Number 3: We’re Not Just About Creating New Tobacco Blends
Our focus is on bringing the unique and new to CAO. But that doesn’t mean we’re only focused on tobacco. Revisiting our processing techniques is also another way that we deliver cigars that are unique to what’s already out there. CAO Pilon is a great example. We resurrected a very old process, added our own expertise to it, and came up with a great cigar by using a fermentation process of circular pilons. We’re encouraged to experiment and try new things and we’re not afraid of making mistakes along the way. We have a blank canvas and we’re not tied to a rigid history. CAO has always been about marching to the beat of its own drum and that’s something that’s never going to change.
Number 4: My Love for Cigars, Cars and Women is How This Highly Rated Cigar Was Born
This story is about Flathead and how quickly lightning strikes. It can take anywhere from a couple of months to a year or more to finalize a blend and get the look of the cigar down and it typically takes six months to a year to work on a launch. In 2012, we had a new blend to release at the IPCPR trade show the following year, but we decided to pull the plug. So it came down to two things — us not having a launch for the show in 2013 or pulling a rabbit out of a hat and coming up with a concept and a blend in less than 5 days – and THIS is when lightning struck!

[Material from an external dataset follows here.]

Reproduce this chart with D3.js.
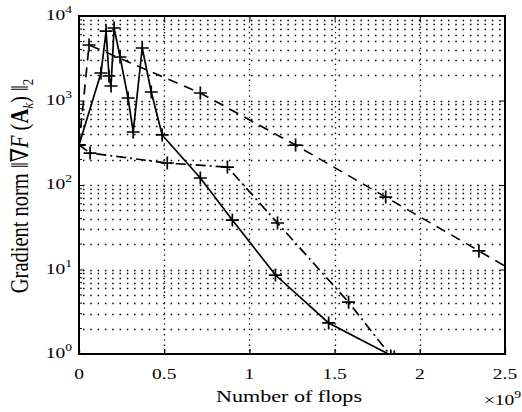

At the cigar events I’ve attended for years, the guys, and even the gals I meet love to talk about cigars, cars and women. For as long as I can remember I wanted to create a line called Flathead and base it on old car engines. I discussed it with senior brand manager, Ed McKenna, and we immediately came up with some great ideas. The concepts were a hit and we went to work that morning on the blend. By that afternoon, we had four blends, narrowed down to one. We then discussed packaging and I envisioned a box lid that replicated a car engine. Everyone in the factory loved it but we realized we didn’t have the capabilities to make the box without a CNC machine. The next morning, we called the top brass in Virginia about the packaging and told them that we needed to buy a machine to make the box. They were on board, so, we got the approval and got our machine. Once the box design was in play, we contracted a local artist to design fly sheets with pinup girls to bring it all together. And this is how Flathead came to be, thanks to the CAO fans.

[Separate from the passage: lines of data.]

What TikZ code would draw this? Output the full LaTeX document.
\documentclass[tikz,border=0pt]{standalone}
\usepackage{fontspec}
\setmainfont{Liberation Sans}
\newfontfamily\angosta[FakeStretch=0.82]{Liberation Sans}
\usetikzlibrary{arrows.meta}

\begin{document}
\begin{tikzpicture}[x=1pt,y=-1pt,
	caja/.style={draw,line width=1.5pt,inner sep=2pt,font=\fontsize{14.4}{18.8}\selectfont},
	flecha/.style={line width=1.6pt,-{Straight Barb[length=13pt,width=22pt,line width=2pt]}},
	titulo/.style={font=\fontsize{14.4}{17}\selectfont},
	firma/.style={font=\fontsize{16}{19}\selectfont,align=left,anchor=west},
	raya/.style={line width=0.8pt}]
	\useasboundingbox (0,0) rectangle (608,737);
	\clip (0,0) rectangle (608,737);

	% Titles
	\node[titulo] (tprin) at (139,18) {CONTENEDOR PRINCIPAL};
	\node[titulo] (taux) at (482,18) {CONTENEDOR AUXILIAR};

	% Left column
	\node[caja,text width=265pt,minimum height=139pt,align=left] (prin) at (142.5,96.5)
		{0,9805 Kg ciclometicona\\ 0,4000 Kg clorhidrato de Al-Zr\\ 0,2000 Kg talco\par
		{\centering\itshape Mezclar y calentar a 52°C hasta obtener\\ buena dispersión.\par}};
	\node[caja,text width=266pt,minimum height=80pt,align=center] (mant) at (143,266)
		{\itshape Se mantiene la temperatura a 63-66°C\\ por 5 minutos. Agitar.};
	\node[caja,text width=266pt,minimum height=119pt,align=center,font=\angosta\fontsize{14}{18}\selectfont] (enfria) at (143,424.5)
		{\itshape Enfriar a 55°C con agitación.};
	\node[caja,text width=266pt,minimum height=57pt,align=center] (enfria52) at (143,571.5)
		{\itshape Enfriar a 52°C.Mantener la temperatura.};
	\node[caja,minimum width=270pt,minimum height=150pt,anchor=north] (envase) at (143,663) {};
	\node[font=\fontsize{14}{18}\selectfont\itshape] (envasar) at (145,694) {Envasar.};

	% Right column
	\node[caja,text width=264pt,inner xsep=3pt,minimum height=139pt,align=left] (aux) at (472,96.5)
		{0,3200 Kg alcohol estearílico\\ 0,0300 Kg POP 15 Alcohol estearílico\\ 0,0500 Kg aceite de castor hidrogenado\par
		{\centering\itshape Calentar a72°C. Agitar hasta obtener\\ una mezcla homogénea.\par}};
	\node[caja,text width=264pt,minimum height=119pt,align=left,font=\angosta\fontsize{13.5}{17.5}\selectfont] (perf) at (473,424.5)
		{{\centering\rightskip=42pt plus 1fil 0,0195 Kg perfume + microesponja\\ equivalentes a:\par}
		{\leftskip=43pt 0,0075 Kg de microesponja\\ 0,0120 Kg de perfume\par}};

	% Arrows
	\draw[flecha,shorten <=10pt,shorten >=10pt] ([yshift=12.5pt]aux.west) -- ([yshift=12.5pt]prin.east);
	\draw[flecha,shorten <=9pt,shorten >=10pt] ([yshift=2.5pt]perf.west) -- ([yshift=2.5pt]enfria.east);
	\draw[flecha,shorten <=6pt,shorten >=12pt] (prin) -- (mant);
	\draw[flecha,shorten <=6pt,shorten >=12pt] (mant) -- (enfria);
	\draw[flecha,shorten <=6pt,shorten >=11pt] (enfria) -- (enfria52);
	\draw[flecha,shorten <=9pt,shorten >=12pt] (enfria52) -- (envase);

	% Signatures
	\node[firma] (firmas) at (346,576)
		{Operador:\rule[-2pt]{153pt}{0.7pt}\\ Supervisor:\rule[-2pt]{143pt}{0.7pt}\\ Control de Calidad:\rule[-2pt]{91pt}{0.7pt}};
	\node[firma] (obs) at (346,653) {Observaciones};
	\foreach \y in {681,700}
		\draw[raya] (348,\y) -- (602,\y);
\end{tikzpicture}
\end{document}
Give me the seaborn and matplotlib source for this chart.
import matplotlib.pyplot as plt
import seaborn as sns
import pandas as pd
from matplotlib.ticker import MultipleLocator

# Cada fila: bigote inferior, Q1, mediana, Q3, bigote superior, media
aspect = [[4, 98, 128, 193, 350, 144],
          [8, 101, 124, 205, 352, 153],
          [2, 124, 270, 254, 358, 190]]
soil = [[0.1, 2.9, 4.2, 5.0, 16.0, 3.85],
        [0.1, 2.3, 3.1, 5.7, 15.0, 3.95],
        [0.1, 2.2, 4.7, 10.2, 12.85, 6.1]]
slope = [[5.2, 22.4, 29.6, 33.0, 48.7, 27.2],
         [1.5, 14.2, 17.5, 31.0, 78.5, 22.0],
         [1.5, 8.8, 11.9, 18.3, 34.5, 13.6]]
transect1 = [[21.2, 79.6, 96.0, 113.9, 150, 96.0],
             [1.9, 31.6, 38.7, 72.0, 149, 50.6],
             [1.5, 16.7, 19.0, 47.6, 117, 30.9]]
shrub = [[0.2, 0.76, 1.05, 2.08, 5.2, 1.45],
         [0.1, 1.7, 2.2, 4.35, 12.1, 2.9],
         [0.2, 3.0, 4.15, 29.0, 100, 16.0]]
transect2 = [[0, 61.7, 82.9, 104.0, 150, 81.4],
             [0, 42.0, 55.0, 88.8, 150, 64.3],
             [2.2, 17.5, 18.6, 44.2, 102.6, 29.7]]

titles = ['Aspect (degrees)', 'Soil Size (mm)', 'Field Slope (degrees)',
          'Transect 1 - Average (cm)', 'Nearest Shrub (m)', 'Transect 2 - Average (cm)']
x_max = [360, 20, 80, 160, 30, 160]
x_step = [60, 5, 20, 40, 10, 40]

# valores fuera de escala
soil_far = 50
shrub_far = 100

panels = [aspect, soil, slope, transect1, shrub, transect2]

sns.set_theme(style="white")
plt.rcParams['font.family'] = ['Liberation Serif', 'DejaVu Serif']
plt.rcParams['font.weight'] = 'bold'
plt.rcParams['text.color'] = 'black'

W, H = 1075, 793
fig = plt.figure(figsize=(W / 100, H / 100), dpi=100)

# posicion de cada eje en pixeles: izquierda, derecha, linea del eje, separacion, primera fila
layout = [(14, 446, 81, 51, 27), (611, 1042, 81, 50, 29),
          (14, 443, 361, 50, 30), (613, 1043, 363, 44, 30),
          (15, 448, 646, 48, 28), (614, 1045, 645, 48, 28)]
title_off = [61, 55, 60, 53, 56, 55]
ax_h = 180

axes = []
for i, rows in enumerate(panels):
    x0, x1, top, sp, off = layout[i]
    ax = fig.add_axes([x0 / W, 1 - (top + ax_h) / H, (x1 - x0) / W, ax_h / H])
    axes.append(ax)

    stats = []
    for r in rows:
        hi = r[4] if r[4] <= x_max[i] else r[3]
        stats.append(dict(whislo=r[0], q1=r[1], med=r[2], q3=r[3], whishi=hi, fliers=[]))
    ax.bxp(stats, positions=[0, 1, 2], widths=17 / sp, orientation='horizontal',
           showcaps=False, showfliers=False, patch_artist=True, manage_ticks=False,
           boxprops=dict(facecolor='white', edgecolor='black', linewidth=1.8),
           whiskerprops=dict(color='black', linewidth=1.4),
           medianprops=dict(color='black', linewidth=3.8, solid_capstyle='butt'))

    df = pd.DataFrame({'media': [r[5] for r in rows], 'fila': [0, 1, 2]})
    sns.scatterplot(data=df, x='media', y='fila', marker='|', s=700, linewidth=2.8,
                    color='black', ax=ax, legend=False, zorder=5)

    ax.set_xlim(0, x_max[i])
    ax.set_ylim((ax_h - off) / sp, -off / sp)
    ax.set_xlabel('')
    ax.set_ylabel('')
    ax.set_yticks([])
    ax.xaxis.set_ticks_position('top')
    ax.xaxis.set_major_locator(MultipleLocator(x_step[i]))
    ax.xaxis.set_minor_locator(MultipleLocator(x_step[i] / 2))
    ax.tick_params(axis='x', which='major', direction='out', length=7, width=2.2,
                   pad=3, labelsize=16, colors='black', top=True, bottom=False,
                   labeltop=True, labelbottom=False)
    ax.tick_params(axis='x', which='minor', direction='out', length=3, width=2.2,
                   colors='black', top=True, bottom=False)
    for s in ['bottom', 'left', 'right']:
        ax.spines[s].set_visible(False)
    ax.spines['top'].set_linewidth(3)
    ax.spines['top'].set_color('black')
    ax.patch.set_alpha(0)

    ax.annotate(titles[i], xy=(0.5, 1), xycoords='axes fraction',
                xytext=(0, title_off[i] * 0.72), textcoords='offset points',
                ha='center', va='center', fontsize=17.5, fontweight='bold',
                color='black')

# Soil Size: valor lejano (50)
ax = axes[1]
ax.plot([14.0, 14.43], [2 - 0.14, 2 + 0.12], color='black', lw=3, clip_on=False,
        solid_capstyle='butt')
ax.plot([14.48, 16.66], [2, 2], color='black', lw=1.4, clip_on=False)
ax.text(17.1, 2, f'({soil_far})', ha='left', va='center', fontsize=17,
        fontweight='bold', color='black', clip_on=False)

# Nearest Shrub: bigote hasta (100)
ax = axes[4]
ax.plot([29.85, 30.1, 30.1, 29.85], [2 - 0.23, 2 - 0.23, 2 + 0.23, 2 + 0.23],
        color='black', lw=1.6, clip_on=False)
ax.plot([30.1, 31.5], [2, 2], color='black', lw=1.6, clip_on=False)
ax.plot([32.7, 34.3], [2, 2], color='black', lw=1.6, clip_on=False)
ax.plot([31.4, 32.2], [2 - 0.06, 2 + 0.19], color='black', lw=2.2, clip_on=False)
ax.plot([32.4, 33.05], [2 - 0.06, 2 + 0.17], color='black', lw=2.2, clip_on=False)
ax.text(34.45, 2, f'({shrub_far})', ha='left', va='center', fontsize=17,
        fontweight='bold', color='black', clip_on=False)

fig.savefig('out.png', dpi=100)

Number 5: I May Be the Face, But the Success of CAO is a True Team Effort
We all have such great passion for this brand, and it works because we balance each other out. Take one guy out of the mix, and the whole thing doesn’t work. Ed McKenna is focused, smart and one of my best friends – but that doesn’t mean he agrees with me. In fact, we fight and we yell at each other but at the end of the day, we’re pulling for the same thing – what’s best for CAO. The same thing is true for our boss Alan Willner (VP of marketing) and Jhonys Diaz (VP of operations) who runs the factories. Their input is incredibly valuable and they think of things that Ed and I don’t think of and together, one way or another, we all end up on the same page. We all want CAO to continue on this great path and we’re excited about what’s in store for the future. We’ve got some great new cigars in the works for IPCPR this year and I can’t wait to share them with everyone.